Es ist eine große Herausforderung als Politik-Berichterstatterin, bei all den Themen, die wir derzeit haben, eine professionelle innere Distanz zu wahren und die Dinge, die wir sehen und über die wir berichten, nicht zu nah an sich heranzulassen. Wenn ich alles komplett nah an mich heranlassen würde, gäbe es auch für mich manchmal Momente, in denen ich mich am liebsten verkriechen würde. Ich würde dann sagen: "Weckt mich bitte wieder auf, wenn die Welt in Ordnung ist." Aber so ist es eben nicht. Wir leben in einer Demokratie und sind dazu aufgefordert, die Gesellschaft aktiv mitzugestalten. Ich versuche, als Journalistin einen Beitrag dazu zu leisten und ansonsten ein guter Mensch zu bleiben und mich nicht von Hass, Wut und Respektlosigkeit anstecken zu lassen, sondern so respektvoll wie möglich mit den Menschen umzugehen, denen ich begegne. Auch mit Meinungen, die mir vielleicht nicht passen.

Fällt es Ihnen manchmal schwer, Ihre eigenen politischen Ansichten in einem Interview zurückzustellen?

Mir fällt das überhaupt nicht schwer, weil das für mich eine der spannenden, ja sportlichen Herausforderungen meines Jobs ist, genau das hinzubekommen. Natürlich habe ich Momente, in denen ich ein Argument eines Interviewpartners mal überzeugender oder weniger überzeugend finde. Meine Aufgabe ist aber immer, kritisch zu fragen, auch wenn ich ein Argument gut finde.

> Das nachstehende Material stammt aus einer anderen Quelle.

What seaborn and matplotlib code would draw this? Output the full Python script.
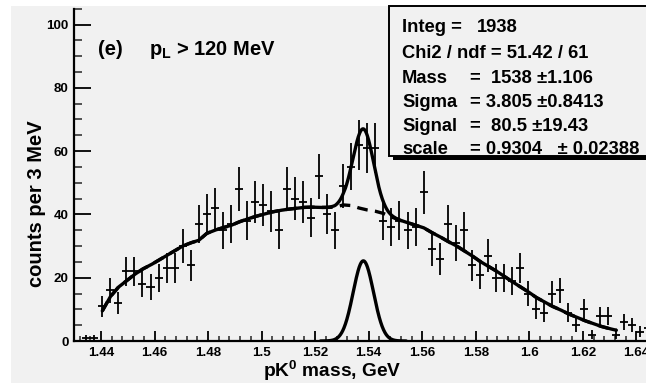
import numpy as np
import pandas as pd
import matplotlib
matplotlib.use("Agg")
import matplotlib.pyplot as plt
import seaborn as sns
from matplotlib.patches import Rectangle
from matplotlib.ticker import MultipleLocator, FuncFormatter

# pK0 invariant-mass histogram, 3 MeV bins starting at 1.430 GeV
bin_lo = 1.430
bin_width = 0.003
counts = [0, 1, 1, 11, 16, 12, 22, 22, 18, 17, 20, 23, 23, 30, 24, 37, 40, 42, 35, 37,
          48, 38, 44, 43, 41, 35, 48, 45, 44, 39, 52, 40, 35, 49, 55, 62, 61, 61, 38, 36,
          38, 35, 36, 47, 29, 26, 37, 31, 35, 24, 21, 27, 20, 20, 19, 23, 15, 10, 9, 15,
          16, 9, 5, 10, 2, 8, 8, 2, 6, 5, 3, 4]

# scaled background shape, one value per bin from 1.4405 to 1.6325 GeV
bg_first_bin = 3
background = [9.5, 14, 17, 19, 21, 22.7, 24, 25.5, 27, 28.5,
              30, 31, 31.8, 34, 35, 35.8, 36.5, 37.6, 38.5, 39.3,
              40, 40.7, 41.2, 41.6, 41.9, 42.2, 42.3, 42.2, 42.2, 42.3,
              43, 42.8, 42.0, 41.4, 41.0, 40.3, 39.2, 38.2, 37.4, 36.6,
              35.8, 34.3, 33, 31.5, 30.2, 28.6, 27, 25.2, 23.7, 22.2,
              20.5, 18.8, 17.2, 15.6, 13.8, 12.4, 11, 9.9, 8.6, 7.6,
              6.5, 5.6, 4.7, 4, 3.4]

# Gaussian signal fit parameters (GeV)
fit_mass = 1.538
fit_sigma = 0.003805
fit_signal = 80.5

stat_names = ["Mass", "Sigma", "Signal", "scale"]
stat_values = ["1538", "3.805", "80.5", "0.9304"]
stat_errors = ["1.106", "0.8413", "19.43", "0.02388"]
integ = 1938
chi2_text = "51.42 / 61"

x_ticks = [1.44, 1.46, 1.48, 1.5, 1.52, 1.54, 1.56, 1.58, 1.6, 1.62, 1.64]
y_ticks = [0, 20, 40, 60, 80, 100]

centers = bin_lo + bin_width * (np.arange(len(counts)) + 0.5)
df = pd.DataFrame({"mass": centers, "counts": counts})
df["err"] = np.sqrt(df["counts"])
df = df[df["counts"] > 0]

bg_x = centers[bg_first_bin:bg_first_bin + len(background)]
bg_df = pd.DataFrame({"mass": bg_x, "bg": background})


def gauss(x):
    amp = fit_signal * bin_width / (np.sqrt(2 * np.pi) * fit_sigma)
    return amp * np.exp(-0.5 * ((x - fit_mass) / fit_sigma) ** 2)


xf = np.linspace(bg_x[0], bg_x[-1], 1200)
fit_df = pd.DataFrame({"mass": xf, "total": np.interp(xf, bg_x, background) + gauss(xf)})
xs = np.linspace(1.522, 1.554, 300)
sig_df = pd.DataFrame({"mass": xs, "signal": gauss(xs)})

sns.set_theme(style="ticks")
plt.rcParams["font.family"] = ["Liberation Sans", "DejaVu Sans"]
plt.rcParams["font.weight"] = "bold"
plt.rcParams["mathtext.fontset"] = "custom"
plt.rcParams["mathtext.rm"] = "Liberation Sans:bold"
plt.rcParams["mathtext.bf"] = "Liberation Sans:bold"
plt.rcParams["mathtext.it"] = "Liberation Sans:bold"

W, H = 646, 383
fig = plt.figure(figsize=(W / 100, H / 100), dpi=100)
fig.patch.set_facecolor("white")
fig.add_artist(Rectangle((11 / W, 0), 1, 1 - 6 / H, transform=fig.transFigure,
                         facecolor="#f1f1f1", edgecolor="none", zorder=-5))

ax = fig.add_axes([74.2 / W, 42 / H, 589 / W, 332.3 / H])
ax.set_facecolor("none")

# data points with Poisson errors and bin-width horizontal bars
ax.errorbar(df["mass"], df["counts"], yerr=df["err"], xerr=bin_width / 2,
            fmt="none", ecolor="black", elinewidth=1.3, capsize=0, zorder=3)

sns.lineplot(data=fit_df, x="mass", y="total", ax=ax, color="black",
             linewidth=2.4, zorder=4, estimator=None, sort=False)
sns.lineplot(data=bg_df, x="mass", y="bg", ax=ax, color="black",
             linewidth=2.4, zorder=5, estimator=None, sort=False,
             dashes=False, linestyle=(0, (3.2, 2.2)))
sns.lineplot(data=sig_df, x="mass", y="signal", ax=ax, color="black",
             linewidth=2.4, zorder=4, estimator=None, sort=False)

ax.set_xlim(1.43, 1.65)
ax.set_ylim(0, 105)
ax.set_xlabel("")
ax.set_ylabel("")
ax.set_xticks(x_ticks)
ax.set_yticks(y_ticks)
ax.xaxis.set_minor_locator(MultipleLocator(0.004))
ax.yaxis.set_minor_locator(MultipleLocator(5))
fmt = FuncFormatter(lambda v, p: "%g" % round(v, 4))
ax.xaxis.set_major_formatter(fmt)
ax.yaxis.set_major_formatter(fmt)

for s in ["top", "right"]:
    ax.spines[s].set_visible(False)
for s in ["left", "bottom"]:
    ax.spines[s].set_linewidth(1.6)
    ax.spines[s].set_color("black")

ax.tick_params(axis="y", which="major", direction="in", length=12, width=1.3,
               pad=4, labelsize=9.6, colors="black")
ax.tick_params(axis="y", which="minor", direction="in", length=6, width=1.1)
ax.tick_params(axis="x", which="major", direction="in", length=7, width=1.3,
               pad=4, labelsize=9.6, colors="black")
ax.tick_params(axis="x", which="minor", direction="in", length=3.5, width=1.1)
for lab in ax.get_xticklabels() + ax.get_yticklabels():
    lab.set_fontweight("bold")


def ftext(x, y, s, **kw):
    fig.text(x / W, 1 - y / H, s, fontweight="bold", color="black", **kw)


# axis titles
ftext(332, 371.3, r"pK$^{\mathbf{0}}$ mass, GeV", fontsize=13.8, ha="center", va="center")
ftext(37, 204, "counts per 3 MeV", fontsize=14.5, ha="center", va="center", rotation=90)

# selection label
ftext(98, 55, "(e)", fontsize=14.5, ha="left", va="baseline")
ftext(149, 55, r"p$_{\mathbf{L}}$ > 120 MeV", fontsize=14.5, ha="left", va="baseline")

# fit statistics box with drop shadow
fig.add_artist(Rectangle((393 / W, 1 - 160 / H), 280 / W, 150 / H, transform=fig.transFigure,
                         facecolor="black", edgecolor="none", zorder=6))
fig.add_artist(Rectangle((389 / W, 1 - 156 / H), 280 / W, 150 / H, transform=fig.transFigure,
                         facecolor="#f1f1f1", edgecolor="black", linewidth=1.4, zorder=7))

rows = [32, 58, 83, 107, 131, 154]
fs = 13.2
ftext(402, rows[0], "Integ =", fontsize=fs, zorder=8)
ftext(477, rows[0], f"{integ}", fontsize=fs, zorder=8)
ftext(402, rows[1], f"Chi2 / ndf = {chi2_text}", fontsize=fs, zorder=8)

# value column layout per row: padding after "=" and before the plus-minus sign
eq_pad = ["  ", " ", "  ", " "]
pm_pad = [" ", " ", " ", "   "]
err_pad = ["", "", "", " "]
for name, val, err, y, a, b, c in zip(stat_names, stat_values, stat_errors,
                                      rows[2:], eq_pad, pm_pad, err_pad):
    ftext(402, y, name, fontsize=fs, zorder=8)
    ftext(470, y, f"={a}{val}{b}\u00b1{c}{err}", fontsize=fs, zorder=8)

fig.savefig("out.png", dpi=100)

Dann muss ich in meinem Kopf eben nach dem Argument suchen, das ein Gegner dieser Position nennen würde. Ich stehe stellvertretend für diejenigen, die kritische Fragen an meine Gäste haben. Das so gut und objektiv wie möglich zu machen, ist für mich die Herausforderung, der ich gerne gerecht werden möchte.

Und privat? Werden Sie da auch mal emotional in Diskussionen?

Ich bin ja ein Mensch und kein Roboter. Und wenn ich nicht in der journalistischen Rolle bin, diskutiere ich selbstverständlich auch meine politischen Ansichten. Aber man muss das auseinanderhalten. Dass ich eigene Ansichten habe, heißt nicht, dass diese meine Interviews beherrschen, das dürfen sie einfach nicht.

Können Sie nach dem Wahlsonntag dann erst einmal durchatmen?

Nicht wirklich. Ich stehe am nächsten Tag zusammen mit Stefan Leifert gleich wieder im "ZDF Spezial" vor der Kamera. Es werden sich viele Fragen an die Wahl anschließen: zum Wahlausgang, zu den Mehrheitsverhältnissen, zu möglichen Koalitionen. Der Tag nach der Wahl ist sozusagen der Tag der neuen Berichterstattungspflichten. Wir haben zudem noch eine Bürgerschaftswahl in Hamburg direkt am Wochenende darauf. Da stehen wir noch einmal im Studio und berichten. Das werden ein paar herausfordernde Wochen.

Und wann können Sie entspannen?

Irgendwann wird es dann bestimmt auch ein paar Tage Auszeit geben. Dann kann ich mal schön an die frische Luft gehen, spazieren und mit Freunden reden, um wieder ein wenig herunterzukommen. Freunde, Familie, Bewegung und Musik sind Dinge, die für mich wichtig sind. Wenn ich Zeit dafür finde, versuche ich, sie mir auch dafür zu nehmen. Aber bis zur Bundestagswahl und zur Hamburg-Wahl heißt es einfach, viel, viel Arbeit und ein möglichst gutes Programm zu machen.